If you’re a parent, you know you do things that annoy your child. It probably bugs your kids that you want to know where they are going, who they are hanging with, what their friends are like, and when they will be home. And hopefully, as a parent, you are thinking, that’s just too bad, because those are questions that parents should be asking.

But there are times when parents–and specifically sports parents–annoy their children and it’s totally counterproductive to their goal of raising strong, responsible kids. Instead of helping their children perform better and work harder, it only frustrates them.
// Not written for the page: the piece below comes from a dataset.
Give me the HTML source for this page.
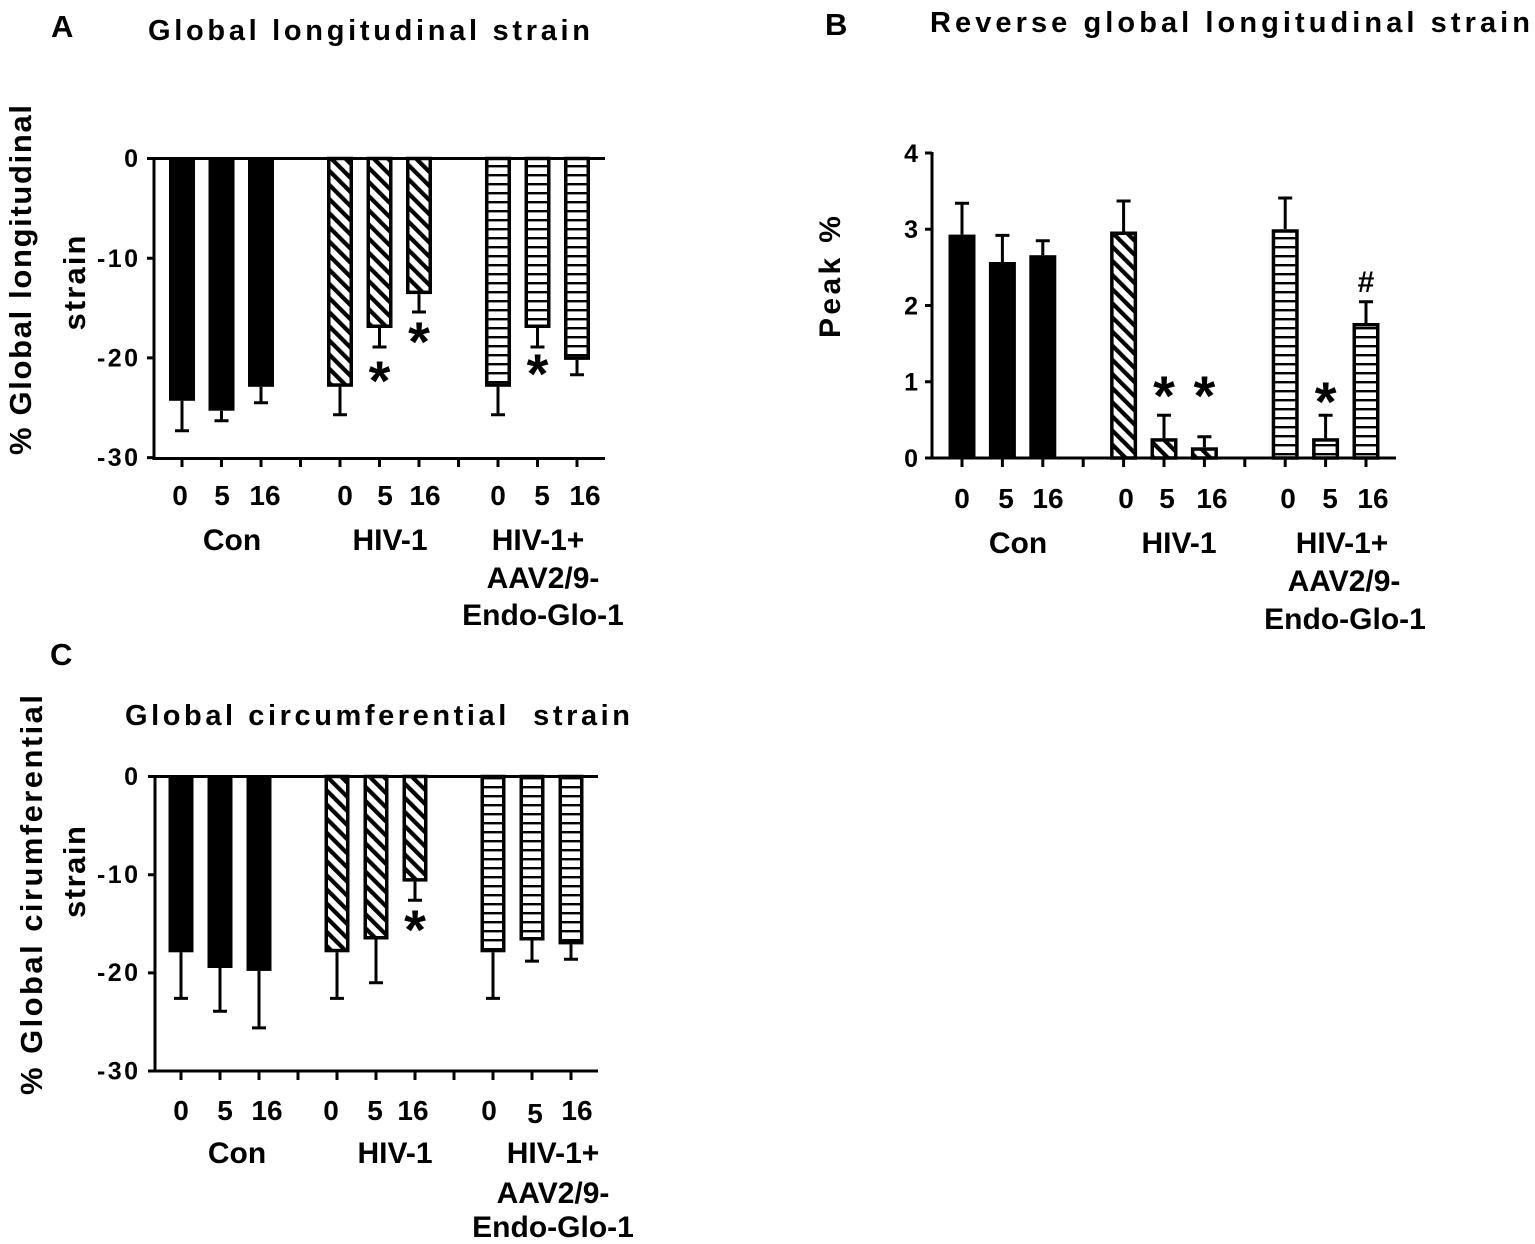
<!DOCTYPE html>
<html><head><meta charset="utf-8"><style>
html,body{margin:0;padding:0;background:#fff;}
svg{display:block;}
text{font-family:"Liberation Sans",Arial,sans-serif;font-weight:bold;fill:#000;}
</style></head><body>
<svg width="1535" height="1244" viewBox="0 0 1535 1244" xmlns="http://www.w3.org/2000/svg">
<defs>
<pattern id="d" patternUnits="userSpaceOnUse" width="10" height="10" patternTransform="rotate(-45)"><rect width="10" height="10" fill="#fff"/><rect width="4.2" height="10" fill="#000"/></pattern>
<pattern id="h" patternUnits="userSpaceOnUse" width="10" height="9"><rect width="10" height="9" fill="#fff"/><rect y="3" width="10" height="2.4" fill="#000"/></pattern>
</defs>
<rect width="1535" height="1244" fill="#fff"/>

<!-- ============ PANEL A ============ -->
<text x="51" y="37" style="font-size:31px">A</text>
<text x="148" y="40" style="font-size:29px" textLength="442" lengthAdjust="spacing">Global longitudinal strain</text>
<text transform="translate(31,280) rotate(-90)" style="font-size:31px" text-anchor="middle" textLength="350" lengthAdjust="spacing">% Global longitudinal</text>
<text transform="translate(85,283) rotate(-90)" style="font-size:31px" text-anchor="middle" textLength="95" lengthAdjust="spacing">strain</text>

<!-- bars A -->
<rect x="169" y="158.5" width="26" height="242.3" fill="#000"/>
<rect x="208.5" y="158.5" width="26" height="252.2" fill="#000"/>
<rect x="248" y="158.5" width="26" height="228.3" fill="#000"/>
<g stroke="#000" stroke-width="3.5">
<rect x="328.75" y="158.5" width="22.5" height="226.55" fill="url(#d)"/>
<rect x="368.25" y="158.5" width="22.5" height="167.75" fill="url(#d)"/>
<rect x="407.75" y="158.5" width="22.5" height="133.85" fill="url(#d)"/>
<rect x="486.75" y="158.5" width="22.5" height="226.55" fill="url(#h)"/>
<rect x="526.25" y="158.5" width="22.5" height="167.75" fill="url(#h)"/>
<rect x="565.75" y="158.5" width="22.5" height="199.65" fill="url(#h)"/>
</g>
<g stroke="#000" stroke-width="3" fill="none">
<path d="M182 400.8V430.7M175 430.7H189"/>
<path d="M221.5 410.7V420.7M214.5 420.7H228.5"/>
<path d="M261 386.8V402.8M254 402.8H268"/>
<path d="M340 386.8V414.7M333 414.7H347"/>
<path d="M379.5 328V347M372.5 347H386.5"/>
<path d="M419 294.1V312M412 312H426"/>
<path d="M498 386.8V414.7M491 414.7H505"/>
<path d="M537.5 328V347M530.5 347H544.5"/>
<path d="M577 359.9V374.8M570 374.8H584"/>
</g>
<!-- axes A -->
<g stroke="#000" stroke-width="3" fill="none">
<path d="M154 157V460"/>
<path d="M152.5 158.5H605"/>
<path d="M152.5 458.5H605"/>
<path d="M147 158.5H154M147 258.2H154M147 357.9H154M147 457.6H154"/>
<path d="M182 458V467M221.5 458V467M261 458V467M300.5 458V467M340 458V467M379.5 458V467M419 458V467M458.5 458V467M498 458V467M537.5 458V467M577 458V467"/>
</g>
<g style="font-size:25px">
<text x="138" y="167" text-anchor="end">0</text>
<text x="97" y="267" textLength="41" lengthAdjust="spacing">-10</text>
<text x="97" y="366.5" textLength="41" lengthAdjust="spacing">-20</text>
<text x="97" y="466" textLength="41" lengthAdjust="spacing">-30</text>
</g>
<g text-anchor="middle" style="font-size:56px">
<text x="379.5" y="400">*</text>
<text x="419" y="361">*</text>
<text x="537.5" y="393">*</text>
</g>
<g text-anchor="middle" style="font-size:28px">
<text x="180" y="505">0</text><text x="222" y="505">5</text><text x="265" y="505">16</text>
<text x="345" y="505">0</text><text x="385" y="505">5</text><text x="425" y="505">16</text>
<text x="498" y="505">0</text><text x="542" y="505">5</text><text x="585" y="505">16</text>
</g>
<g text-anchor="middle" style="font-size:30px">
<text x="232" y="550">Con</text>
<text x="390" y="550">HIV-1</text>
<text x="538" y="550">HIV-1+</text>
<text x="543" y="588">AAV2/9-</text>
<text x="543" y="625">Endo-Glo-1</text>
</g>

<!-- ============ PANEL B ============ -->
<text x="825" y="35" style="font-size:31px">B</text>
<text x="930" y="32" style="font-size:29px" textLength="600" lengthAdjust="spacing">Reverse global longitudinal strain</text>
<text transform="translate(840,277) rotate(-90)" style="font-size:30px" text-anchor="middle" textLength="122" lengthAdjust="spacing">Peak %</text>

<rect x="948.5" y="234.6" width="27" height="223.4" fill="#000"/>
<rect x="988.9" y="262" width="27" height="196" fill="#000"/>
<rect x="1029.3" y="255.2" width="27" height="202.8" fill="#000"/>
<g stroke="#000" stroke-width="3.5">
<rect x="1111.85" y="233.25" width="23.5" height="224.75" fill="url(#d)"/>
<rect x="1152.25" y="439.95" width="23.5" height="18.05" fill="url(#d)"/>
<rect x="1192.65" y="449.05" width="23.5" height="8.95" fill="url(#d)"/>
<rect x="1273.45" y="231" width="23.5" height="227" fill="url(#h)"/>
<rect x="1313.85" y="439.95" width="23.5" height="18.05" fill="url(#h)"/>
<rect x="1354.25" y="324.75" width="23.5" height="133.25" fill="url(#h)"/>
</g>
<g stroke="#000" stroke-width="3" fill="none">
<path d="M962 234.6V203.3M955 203.3H969"/>
<path d="M1002.4 262V235.4M995.4 235.4H1009.4"/>
<path d="M1042.8 255.2V240.7M1035.8 240.7H1049.8"/>
<path d="M1123.6 231.5V201M1116.6 201H1130.6"/>
<path d="M1164 438.2V415.3M1157 415.3H1171"/>
<path d="M1204.4 447.3V436.7M1197.4 436.7H1211.4"/>
<path d="M1285.2 229.25V198M1278.2 198H1292.2"/>
<path d="M1325.6 438.2V415.3M1318.6 415.3H1332.6"/>
<path d="M1366 323V301.7M1359 301.7H1373"/>
</g>
<g stroke="#000" stroke-width="3" fill="none">
<path d="M932 152V459.5"/>
<path d="M930.5 458H1396"/>
<path d="M925 153H932M925 229.25H932M925 305.5H932M925 381.75H932M925 458H932"/>
<path d="M962 458V467M1002.4 458V467M1042.8 458V467M1083.2 458V467M1123.6 458V467M1164 458V467M1204.4 458V467M1244.8 458V467M1285.2 458V467M1325.6 458V467M1366 458V467"/>
</g>
<g text-anchor="end" style="font-size:25px">
<text x="918" y="162">4</text>
<text x="918" y="238">3</text>
<text x="918" y="314.5">2</text>
<text x="918" y="390.5">1</text>
<text x="918" y="467">0</text>
</g>
<g text-anchor="middle">
<text x="1164" y="415" style="font-size:56px">*</text>
<text x="1204.4" y="415" style="font-size:56px">*</text>
<text x="1325.6" y="421" style="font-size:56px">*</text>
<text x="1366" y="292" style="font-size:30px">#</text>
</g>
<g text-anchor="middle" style="font-size:28px">
<text x="962" y="508">0</text><text x="1006" y="508">5</text><text x="1048" y="508">16</text>
<text x="1126" y="508">0</text><text x="1167" y="508">5</text><text x="1212" y="508">16</text>
<text x="1288" y="508">0</text><text x="1330" y="508">5</text><text x="1373" y="508">16</text>
</g>
<g text-anchor="middle" style="font-size:30px">
<text x="1018" y="553">Con</text>
<text x="1179" y="553">HIV-1</text>
<text x="1342" y="553">HIV-1+</text>
<text x="1344" y="591">AAV2/9-</text>
<text x="1345" y="629">Endo-Glo-1</text>
</g>

<!-- ============ PANEL C ============ -->
<text x="50" y="665" style="font-size:31px">C</text>
<text x="125" y="725" style="font-size:29px" textLength="505" lengthAdjust="spacing">Global circumferential&#160; strain</text>
<text transform="translate(42,895) rotate(-90)" style="font-size:31px" text-anchor="middle" textLength="400" lengthAdjust="spacing">% Global cirumferential</text>
<text transform="translate(85,872) rotate(-90)" style="font-size:31px" text-anchor="middle" textLength="92" lengthAdjust="spacing">strain</text>

<rect x="168.5" y="776.5" width="25" height="175.8" fill="#000"/>
<rect x="207.5" y="776.5" width="25" height="191.5" fill="#000"/>
<rect x="246.5" y="776.5" width="25" height="194.4" fill="#000"/>
<g stroke="#000" stroke-width="3.5">
<rect x="326.25" y="776.5" width="21.5" height="174.05" fill="url(#d)"/>
<rect x="365.25" y="776.5" width="21.5" height="161.25" fill="url(#d)"/>
<rect x="404.25" y="776.5" width="21.5" height="103.35" fill="url(#d)"/>
<rect x="482.25" y="776.5" width="21.5" height="174.05" fill="url(#h)"/>
<rect x="521.25" y="776.5" width="21.5" height="162.25" fill="url(#h)"/>
<rect x="560.25" y="776.5" width="21.5" height="166.15" fill="url(#h)"/>
</g>
<g stroke="#000" stroke-width="3" fill="none">
<path d="M181 952.3V998.4M174 998.4H188"/>
<path d="M220 968V1011.2M213 1011.2H227"/>
<path d="M259 970.9V1027.9M252 1027.9H266"/>
<path d="M337 952.3V998.4M330 998.4H344"/>
<path d="M376 939.5V982.7M369 982.7H383"/>
<path d="M415 881.6V900.2M408 900.2H422"/>
<path d="M493 952.3V998.4M486 998.4H500"/>
<path d="M532 940.5V961.1M525 961.1H539"/>
<path d="M571 944.4V959.2M564 959.2H578"/>
</g>
<g stroke="#000" stroke-width="3" fill="none">
<path d="M155 775V1072.5"/>
<path d="M153.5 776.5H598"/>
<path d="M153.5 1071H598"/>
<path d="M148 776.5H155M148 874.7H155M148 972.9H155M148 1071H155"/>
<path d="M181 1071V1080M220 1071V1080M259 1071V1080M298 1071V1080M337 1071V1080M376 1071V1080M415 1071V1080M454 1071V1080M493 1071V1080M532 1071V1080M571 1071V1080"/>
</g>
<g style="font-size:25px">
<text x="138" y="785" text-anchor="end">0</text>
<text x="97" y="883" textLength="41" lengthAdjust="spacing">-10</text>
<text x="97" y="981" textLength="41" lengthAdjust="spacing">-20</text>
<text x="97" y="1079.5" textLength="41" lengthAdjust="spacing">-30</text>
</g>
<text x="415" y="949" text-anchor="middle" style="font-size:56px">*</text>
<g text-anchor="middle" style="font-size:28px">
<text x="181" y="1120">0</text><text x="225" y="1120">5</text><text x="267" y="1120">16</text>
<text x="331" y="1120">0</text><text x="375" y="1120">5</text><text x="413" y="1120">16</text>
<text x="489" y="1120">0</text><text x="535" y="1123">5</text><text x="577" y="1120">16</text>
</g>
<g text-anchor="middle" style="font-size:30px">
<text x="237" y="1163">Con</text>
<text x="395" y="1163">HIV-1</text>
<text x="553" y="1163">HIV-1+</text>
<text x="553" y="1203">AAV2/9-</text>
<text x="553" y="1237">Endo-Glo-1</text>
</g>
</svg>
</body></html>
If you are tempted to annoy your young athletes in one of these five ways, you might consider another way to achieve your parenting goals.

My parents annoy me when.. They nag me about sports
Nagging means you say it more than once or twice or you ask the same questions over and over. Parents do it because they feel it gives them some sense of control. But honestly, it doesn’t. It just causes your kid to tune you out.

They coach me and I haven’t asked them to help
We want to help our kids be the best athletes they can be but sometimes that may not be our job. Our job is to help them be the best human beings they can be. Unless your child asks for your instruction, let coaches work on the athletic skills.

They compare me to other athletes
You may think this will help motivate your young athlete, but it only frustrates and angers them. Encourage their uniqueness. Focus on their strengths.

They are too busy to listen to what I have to say
The opposite of the over-involved, pushy I-don’t-have-a-life sports parent is the parent who has so much going on that they don’t take time to hear about their child’s small victories and seemingly unimportant struggles.

They expect me to do it all
Clean your room. Do your homework. Go to practice. Wash your uniform. Make good grades. Be a starter. We sometimes demand a lot of our kids and I know that we need to teach them life skills so they can grow up to be productive adults, but they are KIDS, not adults, and we cannot put adult-sized expectations upon them.

It’s always good to discuss expectations with your child so that no one is left guessing and disappointed. I always know when I’ve crossed over from being an involved, supportive sports parent to an annoying pushy one by the look on my kids’ faces. In fact, I can almost read their thoughts: Really, Mom?

And so I stop annoying them because it is at that point that I am also annoying myself.